→ **Saved entries**
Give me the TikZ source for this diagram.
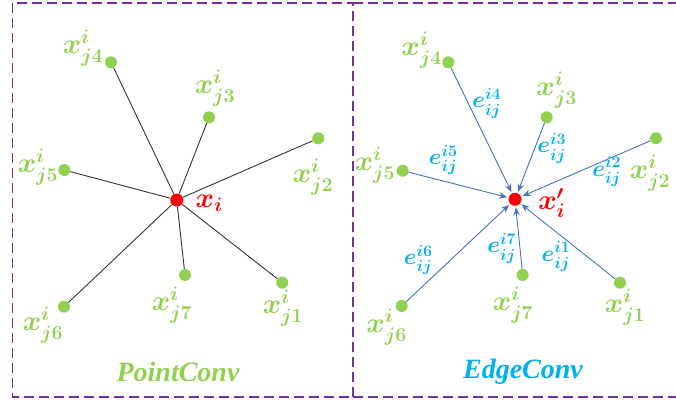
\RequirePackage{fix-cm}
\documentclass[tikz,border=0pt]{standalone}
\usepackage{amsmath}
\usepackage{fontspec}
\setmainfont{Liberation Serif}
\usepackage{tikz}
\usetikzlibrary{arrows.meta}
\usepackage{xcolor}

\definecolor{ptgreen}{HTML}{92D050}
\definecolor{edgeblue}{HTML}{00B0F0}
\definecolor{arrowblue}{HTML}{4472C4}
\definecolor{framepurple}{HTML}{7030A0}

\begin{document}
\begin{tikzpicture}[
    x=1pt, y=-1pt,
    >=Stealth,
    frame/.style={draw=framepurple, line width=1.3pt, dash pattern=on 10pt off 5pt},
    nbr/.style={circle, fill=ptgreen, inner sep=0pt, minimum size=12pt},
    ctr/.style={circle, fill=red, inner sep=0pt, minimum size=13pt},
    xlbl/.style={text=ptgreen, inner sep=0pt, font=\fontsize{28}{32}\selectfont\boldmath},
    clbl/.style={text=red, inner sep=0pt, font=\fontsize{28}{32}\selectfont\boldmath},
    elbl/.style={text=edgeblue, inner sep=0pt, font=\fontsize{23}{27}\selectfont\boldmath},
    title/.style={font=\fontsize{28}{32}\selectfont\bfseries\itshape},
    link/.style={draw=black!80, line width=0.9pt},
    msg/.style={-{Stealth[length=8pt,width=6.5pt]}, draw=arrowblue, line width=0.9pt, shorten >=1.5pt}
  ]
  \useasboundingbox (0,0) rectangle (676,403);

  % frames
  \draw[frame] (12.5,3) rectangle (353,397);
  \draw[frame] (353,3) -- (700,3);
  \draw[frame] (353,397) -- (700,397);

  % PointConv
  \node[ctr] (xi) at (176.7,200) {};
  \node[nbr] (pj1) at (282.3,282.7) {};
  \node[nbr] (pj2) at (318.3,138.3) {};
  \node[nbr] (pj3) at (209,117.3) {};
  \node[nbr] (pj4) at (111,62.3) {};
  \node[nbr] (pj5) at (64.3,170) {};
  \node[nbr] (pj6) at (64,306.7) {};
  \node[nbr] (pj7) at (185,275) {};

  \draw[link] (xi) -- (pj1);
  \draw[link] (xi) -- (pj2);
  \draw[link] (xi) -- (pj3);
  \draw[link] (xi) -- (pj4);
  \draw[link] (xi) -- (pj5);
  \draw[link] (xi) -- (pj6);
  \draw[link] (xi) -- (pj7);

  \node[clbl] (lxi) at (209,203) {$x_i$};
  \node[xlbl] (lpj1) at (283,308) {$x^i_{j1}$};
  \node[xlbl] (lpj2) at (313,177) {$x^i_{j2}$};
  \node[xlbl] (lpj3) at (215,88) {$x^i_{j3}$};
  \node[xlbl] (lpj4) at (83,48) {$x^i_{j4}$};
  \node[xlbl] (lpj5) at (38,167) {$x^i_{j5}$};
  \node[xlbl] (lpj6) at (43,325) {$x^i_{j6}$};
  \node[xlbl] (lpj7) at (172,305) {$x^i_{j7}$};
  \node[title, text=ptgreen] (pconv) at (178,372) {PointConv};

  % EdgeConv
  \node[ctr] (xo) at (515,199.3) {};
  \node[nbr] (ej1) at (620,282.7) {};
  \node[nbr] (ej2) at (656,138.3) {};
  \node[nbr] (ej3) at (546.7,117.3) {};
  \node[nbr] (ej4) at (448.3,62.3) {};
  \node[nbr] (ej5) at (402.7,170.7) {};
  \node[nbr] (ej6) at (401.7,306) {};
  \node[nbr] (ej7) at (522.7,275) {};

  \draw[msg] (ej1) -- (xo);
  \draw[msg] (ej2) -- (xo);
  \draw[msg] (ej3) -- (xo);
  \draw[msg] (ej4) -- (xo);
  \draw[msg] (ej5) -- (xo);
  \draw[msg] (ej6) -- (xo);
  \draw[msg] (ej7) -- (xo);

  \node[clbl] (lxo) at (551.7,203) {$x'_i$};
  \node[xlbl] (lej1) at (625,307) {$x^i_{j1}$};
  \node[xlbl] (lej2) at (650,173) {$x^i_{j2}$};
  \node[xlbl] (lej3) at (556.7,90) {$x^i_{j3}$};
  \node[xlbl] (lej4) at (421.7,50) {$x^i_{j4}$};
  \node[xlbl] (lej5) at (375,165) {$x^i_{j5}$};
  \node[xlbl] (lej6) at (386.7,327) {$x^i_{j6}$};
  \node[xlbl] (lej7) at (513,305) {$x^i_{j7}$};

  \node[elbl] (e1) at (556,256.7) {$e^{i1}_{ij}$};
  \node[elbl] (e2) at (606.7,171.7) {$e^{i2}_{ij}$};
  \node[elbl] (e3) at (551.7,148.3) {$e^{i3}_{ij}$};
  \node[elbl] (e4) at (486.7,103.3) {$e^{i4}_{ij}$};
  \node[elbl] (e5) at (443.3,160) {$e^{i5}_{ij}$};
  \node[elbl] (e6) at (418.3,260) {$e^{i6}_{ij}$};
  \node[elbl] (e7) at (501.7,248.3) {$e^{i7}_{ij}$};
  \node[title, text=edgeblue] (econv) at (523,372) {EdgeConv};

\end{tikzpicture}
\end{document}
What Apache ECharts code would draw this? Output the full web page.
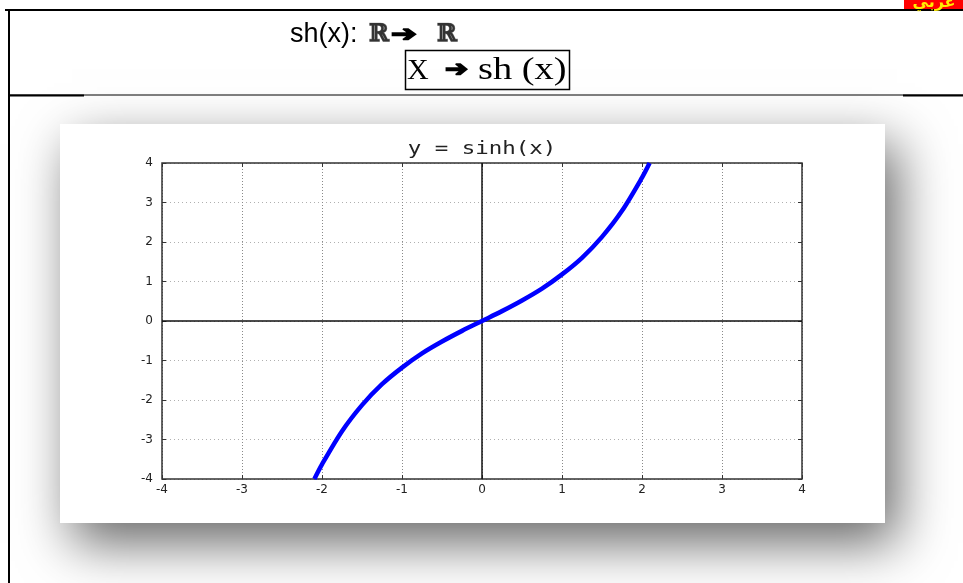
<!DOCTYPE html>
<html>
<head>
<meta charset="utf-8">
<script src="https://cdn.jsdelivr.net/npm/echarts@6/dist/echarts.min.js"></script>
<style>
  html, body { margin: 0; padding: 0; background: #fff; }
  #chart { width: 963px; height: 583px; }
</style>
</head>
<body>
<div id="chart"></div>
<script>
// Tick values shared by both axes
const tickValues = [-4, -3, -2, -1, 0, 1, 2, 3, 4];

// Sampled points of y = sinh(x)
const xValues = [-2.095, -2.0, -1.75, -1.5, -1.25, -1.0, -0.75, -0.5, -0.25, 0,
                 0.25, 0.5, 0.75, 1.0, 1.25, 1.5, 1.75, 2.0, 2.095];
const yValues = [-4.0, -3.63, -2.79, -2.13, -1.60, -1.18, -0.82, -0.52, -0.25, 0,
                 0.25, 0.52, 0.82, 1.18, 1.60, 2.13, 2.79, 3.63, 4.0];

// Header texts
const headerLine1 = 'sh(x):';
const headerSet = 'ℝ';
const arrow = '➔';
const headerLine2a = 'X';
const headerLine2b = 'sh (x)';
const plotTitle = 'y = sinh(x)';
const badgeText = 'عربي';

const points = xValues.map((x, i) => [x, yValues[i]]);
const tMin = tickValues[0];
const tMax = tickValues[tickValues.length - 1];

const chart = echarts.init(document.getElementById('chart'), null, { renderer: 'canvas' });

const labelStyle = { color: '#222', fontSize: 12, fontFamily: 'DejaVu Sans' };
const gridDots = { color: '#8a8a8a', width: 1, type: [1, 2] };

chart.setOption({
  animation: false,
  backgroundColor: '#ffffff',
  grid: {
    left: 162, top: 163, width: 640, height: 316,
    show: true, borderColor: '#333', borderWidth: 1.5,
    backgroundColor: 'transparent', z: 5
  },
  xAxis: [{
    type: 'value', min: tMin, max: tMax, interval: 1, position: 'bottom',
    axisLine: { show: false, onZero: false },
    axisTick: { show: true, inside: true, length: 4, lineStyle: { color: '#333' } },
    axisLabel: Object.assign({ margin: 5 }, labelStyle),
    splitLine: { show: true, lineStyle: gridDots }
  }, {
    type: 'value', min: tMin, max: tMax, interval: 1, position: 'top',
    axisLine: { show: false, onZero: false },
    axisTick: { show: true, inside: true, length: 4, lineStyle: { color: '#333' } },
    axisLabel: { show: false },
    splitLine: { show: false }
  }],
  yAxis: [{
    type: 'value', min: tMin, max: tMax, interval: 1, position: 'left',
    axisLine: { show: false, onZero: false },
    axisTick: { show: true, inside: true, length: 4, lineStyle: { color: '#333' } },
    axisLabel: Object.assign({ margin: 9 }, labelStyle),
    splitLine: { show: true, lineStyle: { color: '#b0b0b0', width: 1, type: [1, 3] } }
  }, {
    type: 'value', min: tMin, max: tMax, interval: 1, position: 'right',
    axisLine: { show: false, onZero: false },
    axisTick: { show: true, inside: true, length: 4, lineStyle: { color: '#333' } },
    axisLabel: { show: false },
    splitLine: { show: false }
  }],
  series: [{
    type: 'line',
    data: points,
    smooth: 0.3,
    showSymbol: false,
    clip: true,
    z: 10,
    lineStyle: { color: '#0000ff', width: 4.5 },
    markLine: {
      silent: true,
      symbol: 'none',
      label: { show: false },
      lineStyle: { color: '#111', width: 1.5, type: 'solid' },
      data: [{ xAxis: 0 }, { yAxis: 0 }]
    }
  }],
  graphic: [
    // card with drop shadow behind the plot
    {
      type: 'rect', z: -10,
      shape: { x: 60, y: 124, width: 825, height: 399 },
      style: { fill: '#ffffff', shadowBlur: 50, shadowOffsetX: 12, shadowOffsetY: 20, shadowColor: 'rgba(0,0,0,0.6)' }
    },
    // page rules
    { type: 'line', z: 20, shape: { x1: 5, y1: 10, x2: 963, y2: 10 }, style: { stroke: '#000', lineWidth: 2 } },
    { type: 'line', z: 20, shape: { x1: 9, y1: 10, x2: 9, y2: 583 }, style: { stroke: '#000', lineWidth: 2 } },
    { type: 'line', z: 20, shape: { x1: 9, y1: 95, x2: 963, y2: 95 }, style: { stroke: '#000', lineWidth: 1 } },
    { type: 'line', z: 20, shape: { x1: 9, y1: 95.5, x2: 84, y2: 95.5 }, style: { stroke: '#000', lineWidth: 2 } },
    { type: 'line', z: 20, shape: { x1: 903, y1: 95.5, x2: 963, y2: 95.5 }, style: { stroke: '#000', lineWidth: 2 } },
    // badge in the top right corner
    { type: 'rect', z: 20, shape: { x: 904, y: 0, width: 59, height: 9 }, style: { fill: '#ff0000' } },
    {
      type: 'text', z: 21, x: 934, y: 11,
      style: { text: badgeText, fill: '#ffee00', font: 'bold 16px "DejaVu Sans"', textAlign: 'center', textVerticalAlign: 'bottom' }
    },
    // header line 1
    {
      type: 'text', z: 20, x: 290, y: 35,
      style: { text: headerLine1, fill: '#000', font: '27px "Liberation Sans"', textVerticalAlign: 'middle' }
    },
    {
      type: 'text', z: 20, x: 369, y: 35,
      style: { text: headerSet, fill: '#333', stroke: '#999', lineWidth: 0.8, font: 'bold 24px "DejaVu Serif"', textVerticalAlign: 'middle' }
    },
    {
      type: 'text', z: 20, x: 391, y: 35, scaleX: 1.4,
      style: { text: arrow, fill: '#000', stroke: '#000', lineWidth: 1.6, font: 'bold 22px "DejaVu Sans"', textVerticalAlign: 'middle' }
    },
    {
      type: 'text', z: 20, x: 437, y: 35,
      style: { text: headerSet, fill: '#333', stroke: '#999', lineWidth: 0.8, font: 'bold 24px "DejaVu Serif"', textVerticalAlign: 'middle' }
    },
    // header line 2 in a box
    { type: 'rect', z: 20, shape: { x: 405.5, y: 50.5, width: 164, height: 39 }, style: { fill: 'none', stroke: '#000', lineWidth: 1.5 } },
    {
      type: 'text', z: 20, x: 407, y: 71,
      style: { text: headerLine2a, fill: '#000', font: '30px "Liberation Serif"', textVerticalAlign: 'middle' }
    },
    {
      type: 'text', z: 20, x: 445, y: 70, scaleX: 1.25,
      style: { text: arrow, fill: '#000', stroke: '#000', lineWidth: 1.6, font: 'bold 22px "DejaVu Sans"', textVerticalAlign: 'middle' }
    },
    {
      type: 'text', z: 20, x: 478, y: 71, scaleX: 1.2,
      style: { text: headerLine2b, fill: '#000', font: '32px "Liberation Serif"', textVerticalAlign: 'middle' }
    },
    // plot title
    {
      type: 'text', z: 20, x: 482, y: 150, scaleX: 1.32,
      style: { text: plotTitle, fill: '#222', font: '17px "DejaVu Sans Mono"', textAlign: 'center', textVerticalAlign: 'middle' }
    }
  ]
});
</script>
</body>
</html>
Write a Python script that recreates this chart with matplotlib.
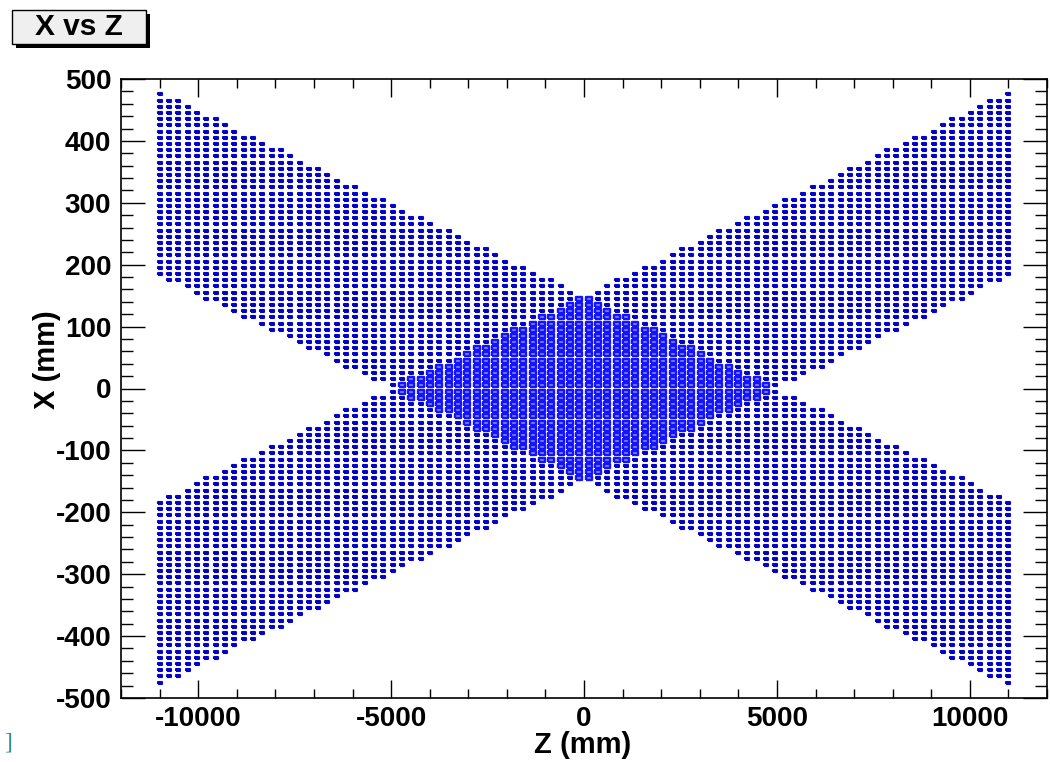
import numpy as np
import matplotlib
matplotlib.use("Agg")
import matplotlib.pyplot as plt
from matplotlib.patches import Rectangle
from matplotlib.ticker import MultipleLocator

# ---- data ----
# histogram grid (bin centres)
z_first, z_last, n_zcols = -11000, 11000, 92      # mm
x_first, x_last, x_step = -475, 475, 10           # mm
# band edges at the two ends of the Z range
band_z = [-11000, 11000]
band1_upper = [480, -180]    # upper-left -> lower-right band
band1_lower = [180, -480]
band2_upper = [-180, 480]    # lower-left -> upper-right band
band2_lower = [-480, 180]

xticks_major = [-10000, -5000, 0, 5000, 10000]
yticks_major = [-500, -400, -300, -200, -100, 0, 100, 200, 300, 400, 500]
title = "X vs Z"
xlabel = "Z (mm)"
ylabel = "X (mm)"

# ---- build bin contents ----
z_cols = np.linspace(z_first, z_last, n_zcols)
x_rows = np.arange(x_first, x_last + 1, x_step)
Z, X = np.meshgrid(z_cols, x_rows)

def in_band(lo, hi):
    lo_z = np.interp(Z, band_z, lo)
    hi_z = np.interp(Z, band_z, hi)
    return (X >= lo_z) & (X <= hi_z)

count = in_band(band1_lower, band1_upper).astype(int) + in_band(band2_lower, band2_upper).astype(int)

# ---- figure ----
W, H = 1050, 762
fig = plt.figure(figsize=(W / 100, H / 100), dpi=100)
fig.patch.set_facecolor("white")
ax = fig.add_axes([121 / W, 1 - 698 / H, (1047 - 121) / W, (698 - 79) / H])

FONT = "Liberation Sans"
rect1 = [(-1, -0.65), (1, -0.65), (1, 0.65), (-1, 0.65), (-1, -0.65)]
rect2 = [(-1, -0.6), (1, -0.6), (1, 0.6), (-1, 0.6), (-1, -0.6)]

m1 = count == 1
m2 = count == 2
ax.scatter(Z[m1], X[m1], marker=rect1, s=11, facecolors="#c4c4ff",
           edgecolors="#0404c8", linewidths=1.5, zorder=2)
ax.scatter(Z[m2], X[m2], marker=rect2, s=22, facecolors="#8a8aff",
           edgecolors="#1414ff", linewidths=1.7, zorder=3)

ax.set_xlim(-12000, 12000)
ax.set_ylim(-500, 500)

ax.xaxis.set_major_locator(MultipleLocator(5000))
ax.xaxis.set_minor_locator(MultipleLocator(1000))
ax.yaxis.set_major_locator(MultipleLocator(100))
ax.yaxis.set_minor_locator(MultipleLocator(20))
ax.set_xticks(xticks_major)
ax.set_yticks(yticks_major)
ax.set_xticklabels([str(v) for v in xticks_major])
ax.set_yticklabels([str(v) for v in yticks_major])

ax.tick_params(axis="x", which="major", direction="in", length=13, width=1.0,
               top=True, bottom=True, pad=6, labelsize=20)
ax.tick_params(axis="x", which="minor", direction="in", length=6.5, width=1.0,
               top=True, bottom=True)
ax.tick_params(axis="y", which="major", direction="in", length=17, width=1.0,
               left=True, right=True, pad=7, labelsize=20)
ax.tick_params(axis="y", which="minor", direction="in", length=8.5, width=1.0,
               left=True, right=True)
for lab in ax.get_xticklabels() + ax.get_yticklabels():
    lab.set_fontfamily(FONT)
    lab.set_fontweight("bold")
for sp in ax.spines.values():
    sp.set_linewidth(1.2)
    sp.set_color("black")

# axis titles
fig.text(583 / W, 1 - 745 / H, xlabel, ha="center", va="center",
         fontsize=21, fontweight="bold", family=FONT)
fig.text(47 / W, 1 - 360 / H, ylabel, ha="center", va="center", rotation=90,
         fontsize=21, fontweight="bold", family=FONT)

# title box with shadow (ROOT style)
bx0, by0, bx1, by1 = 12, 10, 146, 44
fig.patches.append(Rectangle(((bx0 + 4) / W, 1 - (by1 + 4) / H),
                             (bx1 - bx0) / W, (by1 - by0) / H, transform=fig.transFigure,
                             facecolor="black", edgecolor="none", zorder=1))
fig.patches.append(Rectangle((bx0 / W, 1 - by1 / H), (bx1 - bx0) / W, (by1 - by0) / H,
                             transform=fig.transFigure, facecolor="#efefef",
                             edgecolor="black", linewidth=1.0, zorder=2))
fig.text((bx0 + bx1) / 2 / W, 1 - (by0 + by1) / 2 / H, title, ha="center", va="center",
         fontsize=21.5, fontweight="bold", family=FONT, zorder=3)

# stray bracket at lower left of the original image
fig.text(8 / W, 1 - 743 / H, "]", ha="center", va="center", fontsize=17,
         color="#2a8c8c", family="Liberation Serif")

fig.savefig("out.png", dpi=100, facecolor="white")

→ **Task**
Copy nothing but the lines from the first one in the listing through the line with "(xi) -- (pj7);", and omit the pictures.

→ **Exercise answer**
Give me the TikZ source for this diagram.
\RequirePackage{fix-cm}
\documentclass[tikz,border=0pt]{standalone}
\usepackage{amsmath}
\usepackage{fontspec}
\setmainfont{Liberation Serif}
\usepackage{tikz}
\usetikzlibrary{arrows.meta}
\usepackage{xcolor}

\definecolor{ptgreen}{HTML}{92D050}
\definecolor{edgeblue}{HTML}{00B0F0}
\definecolor{arrowblue}{HTML}{4472C4}
\definecolor{framepurple}{HTML}{7030A0}

\begin{document}
\begin{tikzpicture}[
    x=1pt, y=-1pt,
    >=Stealth,
    frame/.style={draw=framepurple, line width=1.3pt, dash pattern=on 10pt off 5pt},
    nbr/.style={circle, fill=ptgreen, inner sep=0pt, minimum size=12pt},
    ctr/.style={circle, fill=red, inner sep=0pt, minimum size=13pt},
    xlbl/.style={text=ptgreen, inner sep=0pt, font=\fontsize{28}{32}\selectfont\boldmath},
    clbl/.style={text=red, inner sep=0pt, font=\fontsize{28}{32}\selectfont\boldmath},
    elbl/.style={text=edgeblue, inner sep=0pt, font=\fontsize{23}{27}\selectfont\boldmath},
    title/.style={font=\fontsize{28}{32}\selectfont\bfseries\itshape},
    link/.style={draw=black!80, line width=0.9pt},
    msg/.style={-{Stealth[length=8pt,width=6.5pt]}, draw=arrowblue, line width=0.9pt, shorten >=1.5pt}
  ]
  \useasboundingbox (0,0) rectangle (676,403);

  % frames
  \draw[frame] (12.5,3) rectangle (353,397);
  \draw[frame] (353,3) -- (700,3);
  \draw[frame] (353,397) -- (700,397);

  % PointConv
  \node[ctr] (xi) at (176.7,200) {};
  \node[nbr] (pj1) at (282.3,282.7) {};
  \node[nbr] (pj2) at (318.3,138.3) {};
  \node[nbr] (pj3) at (209,117.3) {};
  \node[nbr] (pj4) at (111,62.3) {};
  \node[nbr] (pj5) at (64.3,170) {};
  \node[nbr] (pj6) at (64,306.7) {};
  \node[nbr] (pj7) at (185,275) {};

  \draw[link] (xi) -- (pj1);
  \draw[link] (xi) -- (pj2);
  \draw[link] (xi) -- (pj3);
  \draw[link] (xi) -- (pj4);
  \draw[link] (xi) -- (pj5);
  \draw[link] (xi) -- (pj6);
  \draw[link] (xi) -- (pj7);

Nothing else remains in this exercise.